If you find yourself needing $500, your first step should be an audit of your assets rather than an audit of your borrowing options. Before you tap into a loan, look at your tax withholdings. If you’ve overpaid your taxes throughout the year, that money is sitting in the government’s hands, waiting for you to claim it. It’s not immediate, but it is essentially an interest-free loan to yourself.
If that isn’t an option, you need to categorize your need. Is this a “must-pay” like rent or electricity, or is it a “should-pay” like a car repair that can be deferred for two weeks? If it’s a “should-pay,” your best move is often to negotiate with the service provider rather than borrowing the money. Many utility companies and even some mechanic shops offer payment plans that are significantly cheaper than any loan you can find on the open market.
When you finally decide you must borrow, use the “repayment-first” rule. Do not look at the amount you are receiving; look at the total amount you will have paid back by the end of the term. If the total repayment amount is $700 for a $500 loan, you can afford that.

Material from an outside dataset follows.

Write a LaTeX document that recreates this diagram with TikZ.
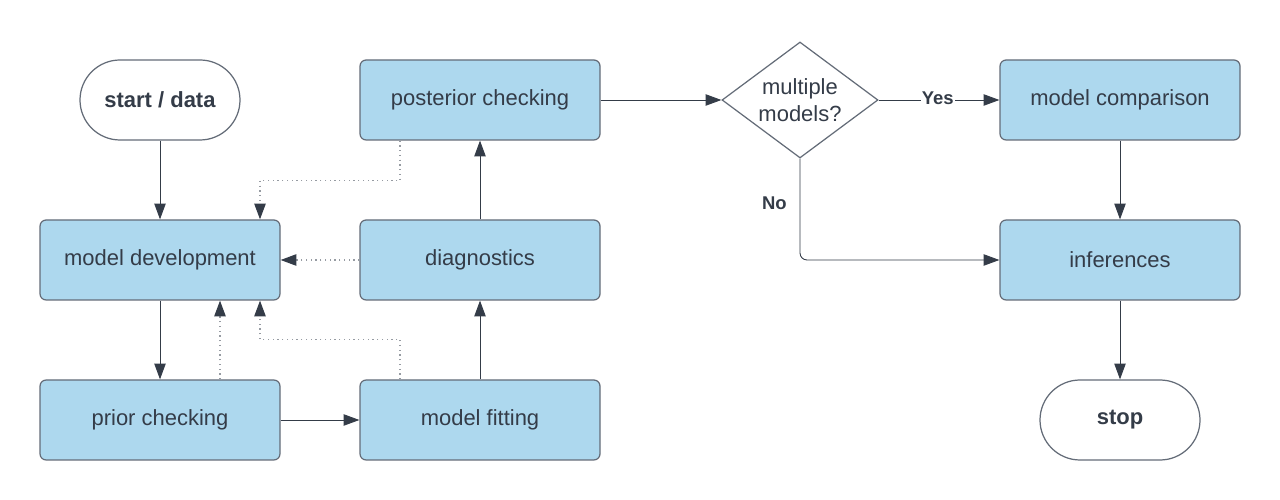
\documentclass[tikz,border=0pt]{standalone}
\usepackage{fontspec}
\setmainfont{Liberation Sans}
\usepackage{xcolor}
\usepackage{tikz}
\usetikzlibrary{arrows.meta, positioning, calc, shapes.geometric}
\definecolor{BoxBlue}{RGB}{173, 216, 238}
\definecolor{BoxEdge}{RGB}{100, 108, 120}
\definecolor{DarkText}{RGB}{52, 60, 72}
\definecolor{DotGray}{RGB}{150, 155, 162}

\begin{document}
\begin{tikzpicture}[
    every node/.style={text=DarkText, font=\fontsize{12.5}{15}\selectfont},
    procbox/.style={draw=BoxEdge, fill=BoxBlue, rounded corners=3.5pt, line width=0.7pt,
                    minimum width=4.8cm, minimum height=1.6cm, align=center},
    termbox/.style={draw=BoxEdge, fill=white, rounded corners=0.8cm, line width=0.7pt,
                    minimum width=3.2cm, minimum height=1.6cm, font=\fontsize{12.5}{15}\selectfont\bfseries},
    decbox/.style={draw=BoxEdge, fill=white, diamond, aspect=1.34, inner sep=0pt, line width=0.7pt,
                   minimum width=3.12cm, minimum height=2.32cm, align=center},
    flow/.style={draw=DarkText, line width=0.5pt, -{Triangle[length=9pt, width=6.5pt]}},
    loopback/.style={draw=DotGray, dotted, line width=0.7pt, -{Triangle[length=9pt, width=6.5pt, color=DarkText, fill=DarkText]}},
    edgelabel/.style={font=\fontsize{10.5}{12}\selectfont\bfseries}
  ]
  \useasboundingbox (0,0) rectangle (25.6,-10);

  % left column and middle column
  \node[termbox] (start) at (3.2,-2) {start / data};
  \node[procbox] (modeldev) at (3.2,-5.2) {model development};
  \node[procbox] (prior) at (3.2,-8.4) {prior checking};
  \node[procbox] (fitting) at (9.6,-8.4) {model fitting};
  \node[procbox] (diagnostics) at (9.6,-5.2) {diagnostics};
  \node[procbox] (posterior) at (9.6,-2) {posterior checking};

  % decision and right column
  \node[decbox] (multiple) at (16,-2) {multiple\\models?};
  \node[procbox] (comparison) at (22.4,-2) {model comparison};
  \node[procbox] (inferences) at (22.4,-5.2) {inferences};
  \node[termbox] (stop) at (22.4,-8.4) {stop};

  % main flow
  \draw[flow] (start) -- (modeldev);
  \draw[flow] (modeldev) -- (prior);
  \draw[flow] (prior) -- (fitting);
  \draw[flow] (fitting) -- (diagnostics);
  \draw[flow] (diagnostics) -- (posterior);
  \draw[flow] (posterior) -- (multiple);
  \draw[flow] (multiple) -- node[edgelabel, fill=white, inner sep=0.5pt, pos=0.49, yshift=1pt] (yes) {Yes} (comparison);
  \draw[flow, rounded corners=4pt] (multiple.south) |- node[edgelabel, anchor=east, pos=0.22, xshift=-4pt] (no) {No} (inferences.west);
  \draw[flow] (comparison) -- (inferences);
  \draw[flow] (inferences) -- (stop);

  % dotted loops back to model development
  \draw[loopback] ([xshift=-1.6cm]posterior.south) -- ++(0,-0.8) -| ([xshift=2cm]modeldev.north);
  \draw[loopback] (diagnostics.west) -- (modeldev.east);
  \draw[loopback] ([xshift=1.2cm]prior.north) -- ([xshift=1.2cm]modeldev.south);
  \draw[loopback] ([xshift=-1.6cm]fitting.north) -- ++(0,0.8) -| ([xshift=2cm]modeldev.south);
\end{tikzpicture}
\end{document}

If the math is fuzzy or the lender won’t give you a clear “total cost of credit” figure, walk away immediately. There are too many ways to lose money in this space to be vague about the cost.
Finally, consider the impact on your credit score. Taking out a small personal loan can actually help build your credit history if you pay it back on time, especially if it’s a secured loan or a small line of credit from a credit union. However, if you’re using high-interest apps that don’t report to the major bureaus, you are paying a premium for a benefit that doesn’t even help your long-term financial health. You are essentially paying for the privilege of not improving your situation.
Check your bank account for any unclaimed credits or pending refunds before you sign a loan agreement.